Mais est-ce qu’elle est efficace pour autant ? Le rapport Adalytics que vous évoquiez a pointé du doigt certaines campagnes qui étaient mesurées par IAS, DoubleVerify et consorts. Preuve que vous n’êtes pas infaillibles…

Ce rapport a été réalisé en amont du lancement de notre nouvelle fonctionnalité. J’ose espérer que si Adalytics s’y collait à nouveau, ils ne pourraient pas nous prendre en défaut.  

Sur la notion de confiance que vous évoquez, c’est vrai qu’il n’y a pas de certification de type MRC. Mais nous collaborons avec des acteurs indépendants qui permettent de garantir la fiabilité de la mesure. Jounce Media nous aide à établir des listes d’inclusion qui sont faites manuellement et analysées via du machine learning. Sincera nous aide à identifier la part du trafic d’un site qui est d’origine payante. 

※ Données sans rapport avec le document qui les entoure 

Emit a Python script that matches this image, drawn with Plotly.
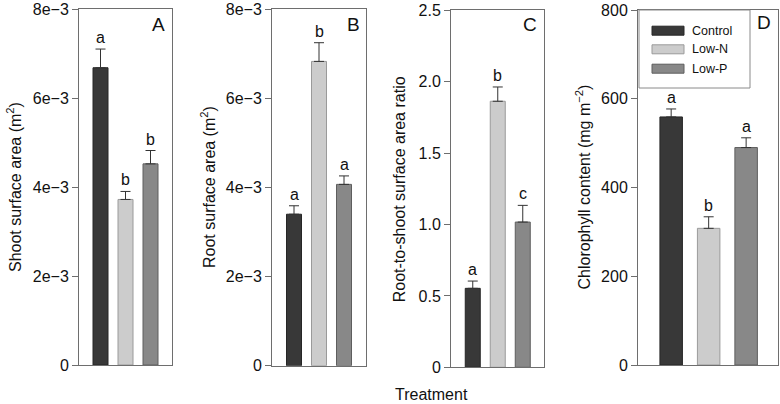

On va regarder jusqu’au niveau du sous-domaine car c’est souvent à ce niveau là que celà s’opère. Un système d’alerte va se mettre en place à partir d’un certain ratio. Ratio qui sera croisé avec d’autres variables comme l’encombrement publicitaire.

La méthodologie : 

L'étude provient d'une analyse mondiale des campagnes mesurées par IAS sur l'Open Web, sur la période avril - juin, avec une répartition par pays et une distinction entre MFA et ad cluttering.